§ **Exercise**
Starting from the top of the material, restate each line exactly until the line that contains "plt.rcParams['font.family'] = ['Liberation", which is also copied. Pictures are excluded.

§ **Entries shown**
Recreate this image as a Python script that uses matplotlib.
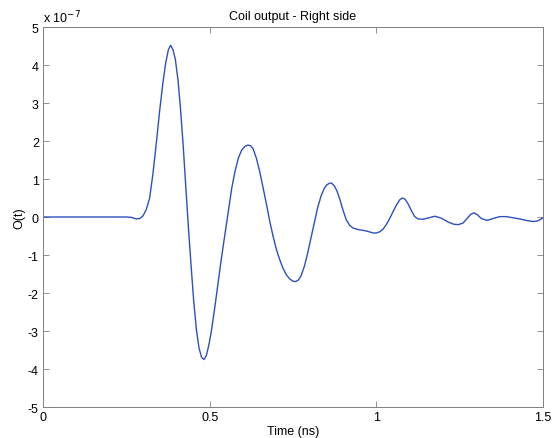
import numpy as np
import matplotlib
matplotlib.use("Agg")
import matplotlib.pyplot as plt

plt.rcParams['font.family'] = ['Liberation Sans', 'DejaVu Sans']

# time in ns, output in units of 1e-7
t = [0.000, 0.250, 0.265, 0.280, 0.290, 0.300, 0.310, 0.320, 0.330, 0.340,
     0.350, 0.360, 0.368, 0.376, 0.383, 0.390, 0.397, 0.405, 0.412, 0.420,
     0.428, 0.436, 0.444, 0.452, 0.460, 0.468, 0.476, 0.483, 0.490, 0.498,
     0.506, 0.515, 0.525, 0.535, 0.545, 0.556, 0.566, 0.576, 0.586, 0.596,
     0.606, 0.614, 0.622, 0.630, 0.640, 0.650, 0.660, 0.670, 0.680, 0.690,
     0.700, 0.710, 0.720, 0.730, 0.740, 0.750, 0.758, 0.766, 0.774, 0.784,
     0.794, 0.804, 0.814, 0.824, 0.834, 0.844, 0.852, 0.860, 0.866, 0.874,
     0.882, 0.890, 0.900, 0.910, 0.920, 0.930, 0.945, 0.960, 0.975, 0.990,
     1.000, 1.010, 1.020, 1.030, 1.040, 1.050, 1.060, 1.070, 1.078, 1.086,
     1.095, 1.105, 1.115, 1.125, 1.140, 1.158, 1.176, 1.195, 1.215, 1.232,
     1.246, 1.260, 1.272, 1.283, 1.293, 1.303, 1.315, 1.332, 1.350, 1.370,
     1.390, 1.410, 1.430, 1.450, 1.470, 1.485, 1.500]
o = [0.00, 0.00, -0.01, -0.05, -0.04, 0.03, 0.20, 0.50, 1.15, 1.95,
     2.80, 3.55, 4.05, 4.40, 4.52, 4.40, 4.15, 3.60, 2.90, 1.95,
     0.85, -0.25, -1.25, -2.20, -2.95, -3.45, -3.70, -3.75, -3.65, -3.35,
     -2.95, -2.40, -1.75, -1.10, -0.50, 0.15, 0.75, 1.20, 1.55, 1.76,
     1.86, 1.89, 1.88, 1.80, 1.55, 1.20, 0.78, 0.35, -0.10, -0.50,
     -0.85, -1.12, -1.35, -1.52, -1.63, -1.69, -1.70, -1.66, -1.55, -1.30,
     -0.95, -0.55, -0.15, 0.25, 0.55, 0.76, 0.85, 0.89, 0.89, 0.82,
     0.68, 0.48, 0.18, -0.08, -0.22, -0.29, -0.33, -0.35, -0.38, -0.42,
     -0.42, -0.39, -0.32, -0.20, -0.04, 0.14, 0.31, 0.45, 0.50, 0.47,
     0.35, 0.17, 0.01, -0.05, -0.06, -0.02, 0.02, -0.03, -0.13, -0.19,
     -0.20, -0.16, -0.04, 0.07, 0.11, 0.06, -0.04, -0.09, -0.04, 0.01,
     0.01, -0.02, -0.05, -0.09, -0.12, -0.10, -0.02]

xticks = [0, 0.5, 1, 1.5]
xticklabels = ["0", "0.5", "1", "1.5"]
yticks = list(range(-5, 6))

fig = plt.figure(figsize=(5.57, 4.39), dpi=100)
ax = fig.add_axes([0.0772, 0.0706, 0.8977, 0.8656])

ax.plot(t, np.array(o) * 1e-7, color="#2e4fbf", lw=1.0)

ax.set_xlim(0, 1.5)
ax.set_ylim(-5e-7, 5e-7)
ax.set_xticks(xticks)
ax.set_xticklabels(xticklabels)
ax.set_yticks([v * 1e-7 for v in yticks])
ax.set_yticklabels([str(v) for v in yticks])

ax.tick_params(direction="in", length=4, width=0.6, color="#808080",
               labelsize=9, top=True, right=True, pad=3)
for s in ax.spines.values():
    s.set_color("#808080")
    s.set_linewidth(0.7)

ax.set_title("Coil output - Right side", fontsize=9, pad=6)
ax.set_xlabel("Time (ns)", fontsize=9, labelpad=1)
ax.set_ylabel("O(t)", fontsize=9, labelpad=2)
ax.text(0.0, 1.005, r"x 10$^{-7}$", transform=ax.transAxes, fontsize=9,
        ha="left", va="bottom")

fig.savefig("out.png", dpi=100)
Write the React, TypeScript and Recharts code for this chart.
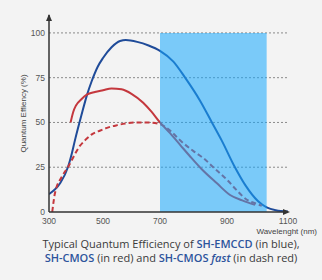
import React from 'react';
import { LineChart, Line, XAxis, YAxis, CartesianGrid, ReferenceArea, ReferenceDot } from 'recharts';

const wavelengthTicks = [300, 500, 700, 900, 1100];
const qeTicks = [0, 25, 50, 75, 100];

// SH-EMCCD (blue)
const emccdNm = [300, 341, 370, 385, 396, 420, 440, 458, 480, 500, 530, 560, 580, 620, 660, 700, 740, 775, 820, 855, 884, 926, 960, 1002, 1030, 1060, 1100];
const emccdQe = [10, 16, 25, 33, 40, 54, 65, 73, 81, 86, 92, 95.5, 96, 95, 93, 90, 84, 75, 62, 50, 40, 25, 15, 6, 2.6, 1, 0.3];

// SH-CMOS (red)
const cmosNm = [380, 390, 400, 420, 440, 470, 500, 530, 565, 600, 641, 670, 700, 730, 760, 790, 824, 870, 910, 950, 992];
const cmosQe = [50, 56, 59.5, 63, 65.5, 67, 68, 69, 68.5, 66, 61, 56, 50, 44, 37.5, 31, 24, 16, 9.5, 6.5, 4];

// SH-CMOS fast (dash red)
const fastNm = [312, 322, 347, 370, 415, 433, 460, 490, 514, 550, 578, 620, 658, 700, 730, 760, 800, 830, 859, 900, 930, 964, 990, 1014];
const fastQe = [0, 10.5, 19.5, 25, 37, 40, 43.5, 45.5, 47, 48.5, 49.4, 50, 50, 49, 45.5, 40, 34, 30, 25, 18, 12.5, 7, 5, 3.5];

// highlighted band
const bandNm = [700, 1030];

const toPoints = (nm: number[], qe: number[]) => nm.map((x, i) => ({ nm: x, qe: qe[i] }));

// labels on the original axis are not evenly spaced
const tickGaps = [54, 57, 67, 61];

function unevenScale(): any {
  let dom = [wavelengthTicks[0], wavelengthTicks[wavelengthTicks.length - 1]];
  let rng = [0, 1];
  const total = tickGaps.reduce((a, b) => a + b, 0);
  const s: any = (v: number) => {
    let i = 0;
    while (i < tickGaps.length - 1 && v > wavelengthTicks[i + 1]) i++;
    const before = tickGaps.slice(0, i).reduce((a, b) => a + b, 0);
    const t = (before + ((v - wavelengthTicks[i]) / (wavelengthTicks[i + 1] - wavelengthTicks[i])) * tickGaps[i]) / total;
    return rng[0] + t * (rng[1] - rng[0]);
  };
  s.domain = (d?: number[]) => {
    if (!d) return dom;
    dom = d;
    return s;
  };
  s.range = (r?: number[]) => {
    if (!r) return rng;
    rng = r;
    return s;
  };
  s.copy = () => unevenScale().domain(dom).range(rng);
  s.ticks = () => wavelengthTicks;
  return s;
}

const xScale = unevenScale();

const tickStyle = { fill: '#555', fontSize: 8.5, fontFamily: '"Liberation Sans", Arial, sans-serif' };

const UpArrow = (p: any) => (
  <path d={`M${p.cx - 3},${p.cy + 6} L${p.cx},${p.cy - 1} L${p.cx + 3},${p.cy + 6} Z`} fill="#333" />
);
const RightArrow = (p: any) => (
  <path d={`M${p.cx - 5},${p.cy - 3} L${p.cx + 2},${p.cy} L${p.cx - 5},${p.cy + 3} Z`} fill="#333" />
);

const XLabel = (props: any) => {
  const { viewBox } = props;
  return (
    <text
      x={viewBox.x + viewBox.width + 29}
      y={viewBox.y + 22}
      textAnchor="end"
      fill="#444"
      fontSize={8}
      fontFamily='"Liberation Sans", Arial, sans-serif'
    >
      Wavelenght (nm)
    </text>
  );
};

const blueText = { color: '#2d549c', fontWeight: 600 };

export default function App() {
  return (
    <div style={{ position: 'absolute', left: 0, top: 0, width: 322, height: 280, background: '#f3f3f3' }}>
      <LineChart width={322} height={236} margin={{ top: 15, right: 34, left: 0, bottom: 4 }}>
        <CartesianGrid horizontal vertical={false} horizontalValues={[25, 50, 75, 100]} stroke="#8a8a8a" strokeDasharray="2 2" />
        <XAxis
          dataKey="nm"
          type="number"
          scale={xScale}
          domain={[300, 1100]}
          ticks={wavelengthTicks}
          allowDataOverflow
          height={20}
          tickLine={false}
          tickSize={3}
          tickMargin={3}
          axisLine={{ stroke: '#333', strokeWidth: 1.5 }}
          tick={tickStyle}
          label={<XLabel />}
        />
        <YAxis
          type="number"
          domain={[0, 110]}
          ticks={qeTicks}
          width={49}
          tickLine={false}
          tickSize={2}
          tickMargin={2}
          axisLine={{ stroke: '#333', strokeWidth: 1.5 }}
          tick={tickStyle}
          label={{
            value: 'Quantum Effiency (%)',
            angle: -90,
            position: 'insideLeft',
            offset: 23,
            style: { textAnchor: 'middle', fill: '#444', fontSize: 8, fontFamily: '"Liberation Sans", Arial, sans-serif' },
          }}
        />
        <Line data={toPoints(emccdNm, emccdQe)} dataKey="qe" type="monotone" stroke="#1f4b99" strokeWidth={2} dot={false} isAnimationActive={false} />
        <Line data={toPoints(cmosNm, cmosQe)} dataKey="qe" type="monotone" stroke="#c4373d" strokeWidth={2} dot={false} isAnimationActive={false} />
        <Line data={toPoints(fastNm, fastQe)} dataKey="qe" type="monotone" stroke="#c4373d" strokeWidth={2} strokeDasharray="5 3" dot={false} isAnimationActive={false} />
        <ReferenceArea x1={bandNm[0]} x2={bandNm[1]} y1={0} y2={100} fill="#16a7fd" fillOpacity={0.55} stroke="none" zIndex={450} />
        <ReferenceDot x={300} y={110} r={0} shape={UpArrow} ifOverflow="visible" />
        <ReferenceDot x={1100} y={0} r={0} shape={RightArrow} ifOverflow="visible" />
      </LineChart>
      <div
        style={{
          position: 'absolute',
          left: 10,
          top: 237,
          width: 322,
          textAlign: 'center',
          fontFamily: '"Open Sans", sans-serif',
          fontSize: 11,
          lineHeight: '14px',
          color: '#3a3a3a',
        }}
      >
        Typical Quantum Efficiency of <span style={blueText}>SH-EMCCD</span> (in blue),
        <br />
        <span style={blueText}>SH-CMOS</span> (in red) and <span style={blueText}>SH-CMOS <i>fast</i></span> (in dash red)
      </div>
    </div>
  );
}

§ **Complete output**
Recreate this image as a Python script that uses matplotlib.
import numpy as np
import matplotlib
matplotlib.use("Agg")
import matplotlib.pyplot as plt

plt.rcParams['font.family'] = ['Liberation Sans', 'DejaVu Sans']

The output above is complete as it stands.